DATA
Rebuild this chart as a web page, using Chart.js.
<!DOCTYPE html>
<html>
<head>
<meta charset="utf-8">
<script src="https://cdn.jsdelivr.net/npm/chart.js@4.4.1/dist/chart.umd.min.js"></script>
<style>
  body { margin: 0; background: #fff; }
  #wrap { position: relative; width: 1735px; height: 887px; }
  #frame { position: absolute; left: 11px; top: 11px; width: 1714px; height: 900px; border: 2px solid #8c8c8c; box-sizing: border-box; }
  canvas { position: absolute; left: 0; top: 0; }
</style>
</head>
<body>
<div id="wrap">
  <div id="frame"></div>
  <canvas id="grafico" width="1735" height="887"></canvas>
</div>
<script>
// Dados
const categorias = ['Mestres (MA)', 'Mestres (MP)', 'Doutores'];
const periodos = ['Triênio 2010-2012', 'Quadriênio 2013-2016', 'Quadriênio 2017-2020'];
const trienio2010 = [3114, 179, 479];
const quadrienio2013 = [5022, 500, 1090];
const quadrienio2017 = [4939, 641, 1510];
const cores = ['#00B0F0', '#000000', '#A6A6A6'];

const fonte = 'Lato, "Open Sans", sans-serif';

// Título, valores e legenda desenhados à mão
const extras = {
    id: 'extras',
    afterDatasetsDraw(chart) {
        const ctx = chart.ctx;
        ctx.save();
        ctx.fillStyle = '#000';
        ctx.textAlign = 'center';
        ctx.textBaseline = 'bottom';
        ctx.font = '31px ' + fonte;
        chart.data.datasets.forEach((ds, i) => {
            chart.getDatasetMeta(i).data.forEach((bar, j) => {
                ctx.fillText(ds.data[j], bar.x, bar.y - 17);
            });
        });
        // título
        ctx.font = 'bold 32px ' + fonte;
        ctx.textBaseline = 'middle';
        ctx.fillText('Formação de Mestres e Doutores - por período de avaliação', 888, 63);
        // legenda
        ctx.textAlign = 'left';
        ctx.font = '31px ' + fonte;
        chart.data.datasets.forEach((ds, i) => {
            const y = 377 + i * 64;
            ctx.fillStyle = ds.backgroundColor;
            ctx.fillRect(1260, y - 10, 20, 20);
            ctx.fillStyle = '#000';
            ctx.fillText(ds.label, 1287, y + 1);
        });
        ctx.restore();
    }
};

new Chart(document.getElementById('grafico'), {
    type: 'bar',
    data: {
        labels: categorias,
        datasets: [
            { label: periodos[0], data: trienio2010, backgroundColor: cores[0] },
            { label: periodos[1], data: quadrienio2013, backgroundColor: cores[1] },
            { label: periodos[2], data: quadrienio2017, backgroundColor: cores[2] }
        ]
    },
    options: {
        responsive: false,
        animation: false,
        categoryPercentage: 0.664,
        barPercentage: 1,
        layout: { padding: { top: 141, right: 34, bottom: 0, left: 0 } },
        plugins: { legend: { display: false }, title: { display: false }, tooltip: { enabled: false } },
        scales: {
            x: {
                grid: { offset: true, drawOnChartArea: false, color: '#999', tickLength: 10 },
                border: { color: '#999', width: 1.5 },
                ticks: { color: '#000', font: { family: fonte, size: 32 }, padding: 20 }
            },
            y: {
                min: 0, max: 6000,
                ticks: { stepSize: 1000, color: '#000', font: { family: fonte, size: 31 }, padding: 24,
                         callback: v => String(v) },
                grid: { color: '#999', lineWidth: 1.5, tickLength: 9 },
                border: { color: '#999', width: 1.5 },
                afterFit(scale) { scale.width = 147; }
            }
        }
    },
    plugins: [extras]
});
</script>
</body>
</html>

PROMPT
Make an exact copy of every line in the data.

OUTPUT FOR THIS TASK
Rebuild this chart as a web page, using Chart.js.
<!DOCTYPE html>
<html>
<head>
<meta charset="utf-8">
<script src="https://cdn.jsdelivr.net/npm/chart.js@4.4.1/dist/chart.umd.min.js"></script>
<style>
  body { margin: 0; background: #fff; }
  #wrap { position: relative; width: 1735px; height: 887px; }
  #frame { position: absolute; left: 11px; top: 11px; width: 1714px; height: 900px; border: 2px solid #8c8c8c; box-sizing: border-box; }
  canvas { position: absolute; left: 0; top: 0; }
</style>
</head>
<body>
<div id="wrap">
  <div id="frame"></div>
  <canvas id="grafico" width="1735" height="887"></canvas>
</div>
<script>
// Dados
const categorias = ['Mestres (MA)', 'Mestres (MP)', 'Doutores'];
const periodos = ['Triênio 2010-2012', 'Quadriênio 2013-2016', 'Quadriênio 2017-2020'];
const trienio2010 = [3114, 179, 479];
const quadrienio2013 = [5022, 500, 1090];
const quadrienio2017 = [4939, 641, 1510];
const cores = ['#00B0F0', '#000000', '#A6A6A6'];

const fonte = 'Lato, "Open Sans", sans-serif';

// Título, valores e legenda desenhados à mão
const extras = {
    id: 'extras',
    afterDatasetsDraw(chart) {
        const ctx = chart.ctx;
        ctx.save();
        ctx.fillStyle = '#000';
        ctx.textAlign = 'center';
        ctx.textBaseline = 'bottom';
        ctx.font = '31px ' + fonte;
        chart.data.datasets.forEach((ds, i) => {
            chart.getDatasetMeta(i).data.forEach((bar, j) => {
                ctx.fillText(ds.data[j], bar.x, bar.y - 17);
            });
        });
        // título
        ctx.font = 'bold 32px ' + fonte;
        ctx.textBaseline = 'middle';
        ctx.fillText('Formação de Mestres e Doutores - por período de avaliação', 888, 63);
        // legenda
        ctx.textAlign = 'left';
        ctx.font = '31px ' + fonte;
        chart.data.datasets.forEach((ds, i) => {
            const y = 377 + i * 64;
            ctx.fillStyle = ds.backgroundColor;
            ctx.fillRect(1260, y - 10, 20, 20);
            ctx.fillStyle = '#000';
            ctx.fillText(ds.label, 1287, y + 1);
        });
        ctx.restore();
    }
};

new Chart(document.getElementById('grafico'), {
    type: 'bar',
    data: {
        labels: categorias,
        datasets: [
            { label: periodos[0], data: trienio2010, backgroundColor: cores[0] },
            { label: periodos[1], data: quadrienio2013, backgroundColor: cores[1] },
            { label: periodos[2], data: quadrienio2017, backgroundColor: cores[2] }
        ]
    },
    options: {
        responsive: false,
        animation: false,
        categoryPercentage: 0.664,
        barPercentage: 1,
        layout: { padding: { top: 141, right: 34, bottom: 0, left: 0 } },
        plugins: { legend: { display: false }, title: { display: false }, tooltip: { enabled: false } },
        scales: {
            x: {
                grid: { offset: true, drawOnChartArea: false, color: '#999', tickLength: 10 },
                border: { color: '#999', width: 1.5 },
                ticks: { color: '#000', font: { family: fonte, size: 32 }, padding: 20 }
            },
            y: {
                min: 0, max: 6000,
                ticks: { stepSize: 1000, color: '#000', font: { family: fonte, size: 31 }, padding: 24,
                         callback: v => String(v) },
                grid: { color: '#999', lineWidth: 1.5, tickLength: 9 },
                border: { color: '#999', width: 1.5 },
                afterFit(scale) { scale.width = 147; }
            }
        }
    },
    plugins: [extras]
});
</script>
</body>
</html>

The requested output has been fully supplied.